A salakot is a type of traditional Filipino hat. This unique salakot is made from a flatback turtle shell lined with an intricately decorated fabric, and a hexagonal design of crisscrossing rattan. The inner side of the salakot also features a neck strap made of interlocking metal rings, tied to the hat with dark blue string. The salakot were worn in the precolonial Philippines as a form of protection against sun and rain. They were made from a range of materials such as rattan and animal shells. This salakot comes from the flat back turtle, a rare species of turtle currently native to Australia and the Oceania region. Most of the scute, which is the colorful shell covering, is missing; it has likely flaked off over time. You can still see remnants of it around the rim. What is left is the bony structure of the shell. During Spanish colonization, the salakot was used as a way to differentiate the socioeconomic statuses of Filipinos. The more elaborately decorated a salakot was, the higher the class of its wearer.
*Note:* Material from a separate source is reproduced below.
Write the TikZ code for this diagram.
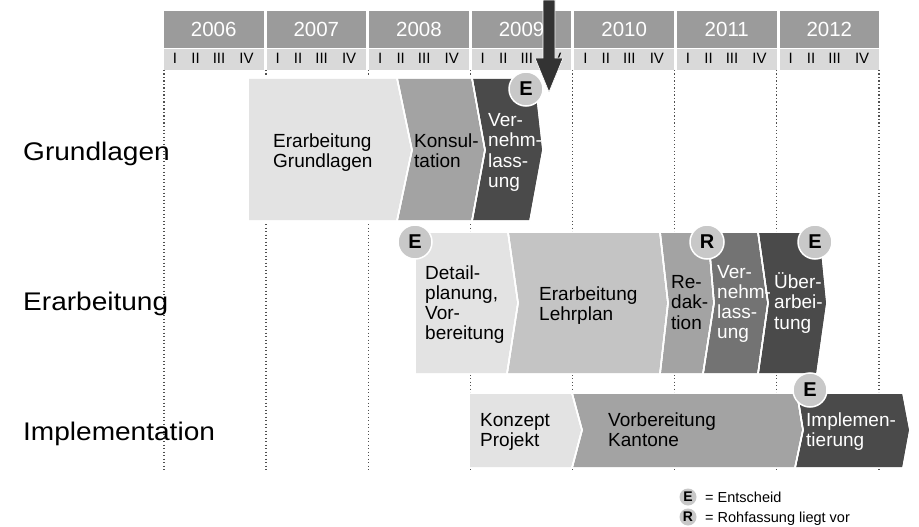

Eventually, salakots also became a symbol of revolution, as they were adopted by Ilustrados, a class of wealthy, educated Filipinos who sought intellectual independence from the Spaniards. This symbol of revolution continued into the American Occupation, and up to the present day, when climate activist groups have adopted the salakot as a symbol of the natural biodiversity of the Philippines and our need to protect it for future generations.